There is a long-standing debate about whether the UK’s Research Excellence Framework is a waste of time and money given its insistence on re-assessing tens of thousands of papers that have already been reviewed by journals. Why not just base REF scores on journal rankings instead?
One answer is that, as Robert de Vries put it in a recent article for Times Higher Education, journal-administered peer review “sucks”. De Vries is conscious, though, that the obvious alternative to journals, post-publication review on subject repositories, might quickly descend into a social-media-style “attention-economy hellscape”, which would be even worse.
His solution is to oblige everyone who publishes on such platforms to undertake post-publication review to ensure that visibility is a function of merit. But I believe that a specific REF repository would be a better solution, eliminating reviewing redundancy while upholding high standards.
UK academics would be able to upload their articles to this hub at any point during the REF cycle. These would be directly reviewed by a REF reviewer and given a score of between one and four stars, as in the current grading system. Of course, assigning these grades would involve more reviewing work than the current REF does, not least because not all papers are currently entered for the REF. But the reviewing would be spread out across the entire seven-year cycle, and many more reviewers could be involved than the overburdened few who, under the existing rules, have to review a large number of papers in a very short space of time.
If an author was happy with their score, their paper would be published immediately on the repository. Alternatively, they could revise and resubmit. Or, if they thought the review was unfair, they could resubmit the article unrevised for review by a different reviewer. This novel option in publishing would prevent reviewers with ideological axes to grind from blocking publication or under-scoring.
If the second review gave a different score, the article would be sent to an arbitration panel, led by a senior REF reviewer. The first two rounds of review would be blind, but the arbitration panel would be able to see the names of the reviewers. If they saw nothing obviously untoward in either review, their final decision might be an aggregate, fractional score. But if they considered any of the reviews to be clearly inaccurate, training would be provided to that reviewer.

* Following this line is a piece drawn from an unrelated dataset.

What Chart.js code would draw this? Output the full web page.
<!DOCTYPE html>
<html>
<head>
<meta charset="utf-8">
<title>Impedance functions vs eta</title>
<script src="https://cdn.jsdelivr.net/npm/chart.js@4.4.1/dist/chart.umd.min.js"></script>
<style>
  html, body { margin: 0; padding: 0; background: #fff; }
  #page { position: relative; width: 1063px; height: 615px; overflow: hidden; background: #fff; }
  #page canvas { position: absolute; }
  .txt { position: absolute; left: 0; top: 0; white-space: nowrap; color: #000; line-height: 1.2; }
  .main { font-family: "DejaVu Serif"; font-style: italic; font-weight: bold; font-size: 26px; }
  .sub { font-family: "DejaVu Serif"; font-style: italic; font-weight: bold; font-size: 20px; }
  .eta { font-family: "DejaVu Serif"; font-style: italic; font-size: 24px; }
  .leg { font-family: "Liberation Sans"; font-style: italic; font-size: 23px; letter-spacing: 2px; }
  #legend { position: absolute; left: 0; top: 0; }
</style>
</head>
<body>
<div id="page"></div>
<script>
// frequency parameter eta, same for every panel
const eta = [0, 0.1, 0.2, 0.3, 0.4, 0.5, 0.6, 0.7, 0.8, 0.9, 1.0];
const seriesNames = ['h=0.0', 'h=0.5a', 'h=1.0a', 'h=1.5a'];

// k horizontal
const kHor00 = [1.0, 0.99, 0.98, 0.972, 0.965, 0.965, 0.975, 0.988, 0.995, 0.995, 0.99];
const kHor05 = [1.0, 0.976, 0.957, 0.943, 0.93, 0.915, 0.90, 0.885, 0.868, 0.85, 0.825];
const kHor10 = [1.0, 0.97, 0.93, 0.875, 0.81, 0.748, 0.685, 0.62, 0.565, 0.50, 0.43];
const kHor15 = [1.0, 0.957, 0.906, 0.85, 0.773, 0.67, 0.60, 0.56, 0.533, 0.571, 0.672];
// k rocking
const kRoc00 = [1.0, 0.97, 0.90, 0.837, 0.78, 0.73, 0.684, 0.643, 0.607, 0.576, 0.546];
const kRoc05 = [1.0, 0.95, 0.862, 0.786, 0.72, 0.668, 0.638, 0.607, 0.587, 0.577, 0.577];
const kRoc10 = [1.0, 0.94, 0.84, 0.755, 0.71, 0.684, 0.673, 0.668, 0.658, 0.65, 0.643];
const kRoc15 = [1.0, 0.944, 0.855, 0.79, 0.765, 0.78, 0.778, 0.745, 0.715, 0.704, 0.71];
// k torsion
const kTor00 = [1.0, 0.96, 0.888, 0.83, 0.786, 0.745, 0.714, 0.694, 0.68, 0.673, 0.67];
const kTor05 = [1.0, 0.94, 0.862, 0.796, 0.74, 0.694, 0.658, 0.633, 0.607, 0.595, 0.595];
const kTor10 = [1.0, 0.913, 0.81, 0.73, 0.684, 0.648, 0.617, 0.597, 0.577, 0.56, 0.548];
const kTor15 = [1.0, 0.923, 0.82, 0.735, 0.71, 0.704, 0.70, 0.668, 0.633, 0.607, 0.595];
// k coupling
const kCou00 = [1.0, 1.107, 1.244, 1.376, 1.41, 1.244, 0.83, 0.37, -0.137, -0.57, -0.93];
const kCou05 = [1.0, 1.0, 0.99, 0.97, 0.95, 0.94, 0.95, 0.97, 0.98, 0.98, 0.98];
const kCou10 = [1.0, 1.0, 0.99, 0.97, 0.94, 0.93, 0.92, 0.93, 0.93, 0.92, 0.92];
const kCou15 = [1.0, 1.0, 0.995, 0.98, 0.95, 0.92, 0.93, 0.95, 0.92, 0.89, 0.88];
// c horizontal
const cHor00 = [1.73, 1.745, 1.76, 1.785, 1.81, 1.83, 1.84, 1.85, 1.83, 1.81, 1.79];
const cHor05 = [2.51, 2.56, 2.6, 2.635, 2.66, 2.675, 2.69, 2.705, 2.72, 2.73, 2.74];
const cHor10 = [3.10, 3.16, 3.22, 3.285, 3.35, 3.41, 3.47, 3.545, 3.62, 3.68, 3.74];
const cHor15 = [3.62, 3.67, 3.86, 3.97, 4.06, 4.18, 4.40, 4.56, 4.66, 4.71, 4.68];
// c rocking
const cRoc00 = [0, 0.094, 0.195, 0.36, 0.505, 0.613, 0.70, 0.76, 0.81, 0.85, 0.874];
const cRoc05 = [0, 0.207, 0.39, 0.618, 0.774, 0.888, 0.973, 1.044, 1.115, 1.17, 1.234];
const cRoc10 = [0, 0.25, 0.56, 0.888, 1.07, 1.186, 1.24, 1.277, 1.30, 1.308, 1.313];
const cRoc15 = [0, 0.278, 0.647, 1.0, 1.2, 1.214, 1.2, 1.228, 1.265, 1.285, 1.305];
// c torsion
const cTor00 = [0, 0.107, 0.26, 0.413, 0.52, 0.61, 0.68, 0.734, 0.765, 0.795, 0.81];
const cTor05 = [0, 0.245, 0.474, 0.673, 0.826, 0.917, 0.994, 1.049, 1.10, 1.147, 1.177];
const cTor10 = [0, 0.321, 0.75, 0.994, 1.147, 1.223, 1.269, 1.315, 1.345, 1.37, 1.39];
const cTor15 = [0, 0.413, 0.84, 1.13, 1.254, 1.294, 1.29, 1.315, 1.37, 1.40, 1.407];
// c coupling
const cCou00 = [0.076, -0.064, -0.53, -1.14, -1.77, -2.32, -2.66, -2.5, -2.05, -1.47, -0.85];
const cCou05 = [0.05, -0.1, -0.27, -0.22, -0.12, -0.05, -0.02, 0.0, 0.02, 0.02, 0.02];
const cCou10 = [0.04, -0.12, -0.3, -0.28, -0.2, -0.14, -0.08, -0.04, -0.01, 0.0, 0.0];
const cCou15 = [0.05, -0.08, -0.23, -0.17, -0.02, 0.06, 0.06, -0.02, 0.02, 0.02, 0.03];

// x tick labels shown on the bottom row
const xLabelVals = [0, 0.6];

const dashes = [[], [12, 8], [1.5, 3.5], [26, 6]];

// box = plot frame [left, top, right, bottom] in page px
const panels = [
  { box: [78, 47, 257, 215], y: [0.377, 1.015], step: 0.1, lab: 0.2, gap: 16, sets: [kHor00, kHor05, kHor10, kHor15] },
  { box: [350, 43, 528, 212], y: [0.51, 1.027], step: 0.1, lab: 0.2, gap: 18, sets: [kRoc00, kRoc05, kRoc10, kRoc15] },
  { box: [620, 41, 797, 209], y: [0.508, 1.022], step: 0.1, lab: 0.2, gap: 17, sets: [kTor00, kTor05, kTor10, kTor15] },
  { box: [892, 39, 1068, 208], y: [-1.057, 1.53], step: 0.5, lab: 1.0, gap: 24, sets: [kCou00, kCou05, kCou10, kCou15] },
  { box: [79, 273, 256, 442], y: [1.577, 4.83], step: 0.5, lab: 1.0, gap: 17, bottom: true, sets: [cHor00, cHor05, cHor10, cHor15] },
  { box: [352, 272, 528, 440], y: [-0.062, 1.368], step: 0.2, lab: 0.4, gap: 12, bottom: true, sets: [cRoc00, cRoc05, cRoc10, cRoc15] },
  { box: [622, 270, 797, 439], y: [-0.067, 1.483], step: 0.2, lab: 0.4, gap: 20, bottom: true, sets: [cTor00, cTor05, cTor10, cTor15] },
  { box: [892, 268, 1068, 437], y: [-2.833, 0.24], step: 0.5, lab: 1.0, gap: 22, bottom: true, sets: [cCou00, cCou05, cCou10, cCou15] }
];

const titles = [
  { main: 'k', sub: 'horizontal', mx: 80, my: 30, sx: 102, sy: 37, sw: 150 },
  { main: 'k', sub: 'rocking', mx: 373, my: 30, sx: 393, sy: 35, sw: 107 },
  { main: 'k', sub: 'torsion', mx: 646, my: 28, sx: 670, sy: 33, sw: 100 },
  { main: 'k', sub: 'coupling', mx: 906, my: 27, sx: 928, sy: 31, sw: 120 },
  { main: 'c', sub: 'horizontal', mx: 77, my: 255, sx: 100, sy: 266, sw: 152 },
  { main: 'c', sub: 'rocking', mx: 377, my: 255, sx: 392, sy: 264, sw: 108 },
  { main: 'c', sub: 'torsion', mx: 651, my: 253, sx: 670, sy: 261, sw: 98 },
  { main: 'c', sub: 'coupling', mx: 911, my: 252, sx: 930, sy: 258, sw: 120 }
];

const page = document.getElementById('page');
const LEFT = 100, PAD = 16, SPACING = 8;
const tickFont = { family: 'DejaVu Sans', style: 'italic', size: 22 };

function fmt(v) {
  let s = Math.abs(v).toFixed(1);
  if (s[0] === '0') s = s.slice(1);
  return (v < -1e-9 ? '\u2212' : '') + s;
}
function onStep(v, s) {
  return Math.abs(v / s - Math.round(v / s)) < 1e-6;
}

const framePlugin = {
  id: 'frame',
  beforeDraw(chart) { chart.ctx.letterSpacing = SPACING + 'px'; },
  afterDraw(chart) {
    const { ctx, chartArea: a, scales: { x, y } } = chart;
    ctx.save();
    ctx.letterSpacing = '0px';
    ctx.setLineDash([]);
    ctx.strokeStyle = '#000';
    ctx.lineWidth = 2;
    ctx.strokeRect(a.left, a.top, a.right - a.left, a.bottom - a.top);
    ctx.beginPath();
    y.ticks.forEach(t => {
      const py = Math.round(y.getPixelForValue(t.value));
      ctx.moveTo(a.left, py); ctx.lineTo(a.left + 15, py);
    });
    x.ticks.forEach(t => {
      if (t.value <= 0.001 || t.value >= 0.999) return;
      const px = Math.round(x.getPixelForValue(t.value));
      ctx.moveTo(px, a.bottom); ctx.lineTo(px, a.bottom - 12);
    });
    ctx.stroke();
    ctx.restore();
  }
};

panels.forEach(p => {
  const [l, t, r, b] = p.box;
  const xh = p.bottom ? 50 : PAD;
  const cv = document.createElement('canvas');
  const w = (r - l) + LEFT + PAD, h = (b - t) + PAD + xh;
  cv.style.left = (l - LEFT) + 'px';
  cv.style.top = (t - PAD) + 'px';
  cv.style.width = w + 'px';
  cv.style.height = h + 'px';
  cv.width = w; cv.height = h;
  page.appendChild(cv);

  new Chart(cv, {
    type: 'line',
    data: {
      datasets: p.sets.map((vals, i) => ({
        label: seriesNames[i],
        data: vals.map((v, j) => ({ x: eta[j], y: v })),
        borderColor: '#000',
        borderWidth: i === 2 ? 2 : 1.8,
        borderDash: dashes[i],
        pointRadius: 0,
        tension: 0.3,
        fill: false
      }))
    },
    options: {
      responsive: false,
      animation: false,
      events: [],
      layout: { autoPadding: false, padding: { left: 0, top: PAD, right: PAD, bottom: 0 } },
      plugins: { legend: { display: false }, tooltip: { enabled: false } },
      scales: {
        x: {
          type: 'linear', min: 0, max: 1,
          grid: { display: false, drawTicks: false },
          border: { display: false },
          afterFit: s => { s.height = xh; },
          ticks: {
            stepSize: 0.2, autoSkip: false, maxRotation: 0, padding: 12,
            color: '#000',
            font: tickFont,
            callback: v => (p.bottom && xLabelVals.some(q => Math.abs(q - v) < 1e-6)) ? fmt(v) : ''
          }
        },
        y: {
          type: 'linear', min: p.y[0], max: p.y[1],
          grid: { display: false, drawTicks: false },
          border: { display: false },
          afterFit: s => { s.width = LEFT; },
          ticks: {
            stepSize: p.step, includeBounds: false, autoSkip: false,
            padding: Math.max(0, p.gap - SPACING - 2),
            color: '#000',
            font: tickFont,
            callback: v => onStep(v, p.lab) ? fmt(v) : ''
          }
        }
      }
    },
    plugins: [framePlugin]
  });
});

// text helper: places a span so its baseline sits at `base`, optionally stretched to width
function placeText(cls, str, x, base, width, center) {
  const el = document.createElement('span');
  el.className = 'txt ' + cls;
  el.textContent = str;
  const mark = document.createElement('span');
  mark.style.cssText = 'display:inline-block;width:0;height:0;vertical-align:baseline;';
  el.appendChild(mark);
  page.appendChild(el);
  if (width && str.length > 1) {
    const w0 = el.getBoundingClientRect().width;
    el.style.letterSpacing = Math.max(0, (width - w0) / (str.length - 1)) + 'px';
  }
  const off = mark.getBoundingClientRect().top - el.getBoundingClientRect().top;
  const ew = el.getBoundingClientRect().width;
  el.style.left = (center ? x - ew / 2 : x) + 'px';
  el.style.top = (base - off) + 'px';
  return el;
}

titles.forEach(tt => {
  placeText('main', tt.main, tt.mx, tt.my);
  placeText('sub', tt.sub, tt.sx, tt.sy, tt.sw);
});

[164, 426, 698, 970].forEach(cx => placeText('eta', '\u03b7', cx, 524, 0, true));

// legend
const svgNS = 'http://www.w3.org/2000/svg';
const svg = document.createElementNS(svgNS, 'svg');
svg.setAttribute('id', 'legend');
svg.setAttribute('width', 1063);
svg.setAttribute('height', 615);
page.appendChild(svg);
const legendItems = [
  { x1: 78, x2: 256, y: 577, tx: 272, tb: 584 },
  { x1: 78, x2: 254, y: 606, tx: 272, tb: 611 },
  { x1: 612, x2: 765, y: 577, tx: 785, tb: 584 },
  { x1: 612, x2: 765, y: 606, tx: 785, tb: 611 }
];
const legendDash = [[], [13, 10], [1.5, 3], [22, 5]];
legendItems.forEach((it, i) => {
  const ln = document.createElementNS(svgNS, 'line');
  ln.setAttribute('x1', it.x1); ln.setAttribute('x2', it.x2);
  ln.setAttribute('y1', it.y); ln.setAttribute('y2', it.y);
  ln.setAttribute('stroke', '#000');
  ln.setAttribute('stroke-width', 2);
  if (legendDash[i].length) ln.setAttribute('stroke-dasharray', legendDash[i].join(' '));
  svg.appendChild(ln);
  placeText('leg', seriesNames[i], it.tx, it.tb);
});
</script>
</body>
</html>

One advantage of this system is that it would provide universities with real-time data on their likely REF scores. Even cross-panel standardisation could occur dynamically. For example, a selection of outputs could be randomly sampled prior to release of the output score – much like how an external examiner picks a sample of assessments to review prior to a final award board. Alternatively, a selection of – or even all – outputs could be reviewed by two reviewers: a specialist from the corresponding Unit of Assessment and a reviewer from another panel.
But would the repository really limit redundancy? Wouldn’t UK academics still feel the need to publish in journals in order to preserve their international visibility? Perhaps initially. But if the repository were fully open access and were promoted internationally, it could become the go-to place to find high-quality UK research. As its renown grew, UK academics would feel less of a need to publish in journals.
An alternative arrangement would be to make the repository open access only for people with UK IP addresses, charging those outside the UK for access and thereby generating income to partially cover administration costs. To maintain international prominence in this case, journals would be encouraged to select articles from the repository and sell them around the world in special themed editions (with the authors’ permission, of course). There would be no need for the journals to re-review the articles, freeing up academics who previously worked as journal reviewers to offer their expertise to the REF repository instead. If journals wanted additional expert opinion as part of their publication process, they would have to pay for it – creating a new income stream for academics.
One exciting aspect of the REF repository is that it would also make post-publication review extremely easy to incorporate. As de Vries suggests, users could simply give a thumbs-up to articles they considered to be of good quality, or they might rate them out of four stars, in a way comparable to TripAdvisor reviews. All readers with “reviewer rights” would be registered academics with ORCID IDs, ensuring that the review process remained in the hands of professionals. And to avoid the bad-tempered hellscape of which de Vries warns us, comments would not be anonymised.
Articles receiving more attention would be highlighted to repository users based on algorithms that identified their own research interests. In this way, our articles would reach the people who were most interested in them and, if they were positively received, they would reach even more people because academic journals would pick them up and publish them outside the UK.
I believe that this arrangement would offer a peer-review process that is more efficient, transparent, informative and, above all, fair. This would incentivise research that is more rigorous and creative – to the benefit of academia and society as a whole.
Martin Lang is course leader for MA fine art and senior lecturer at the University of Lincoln.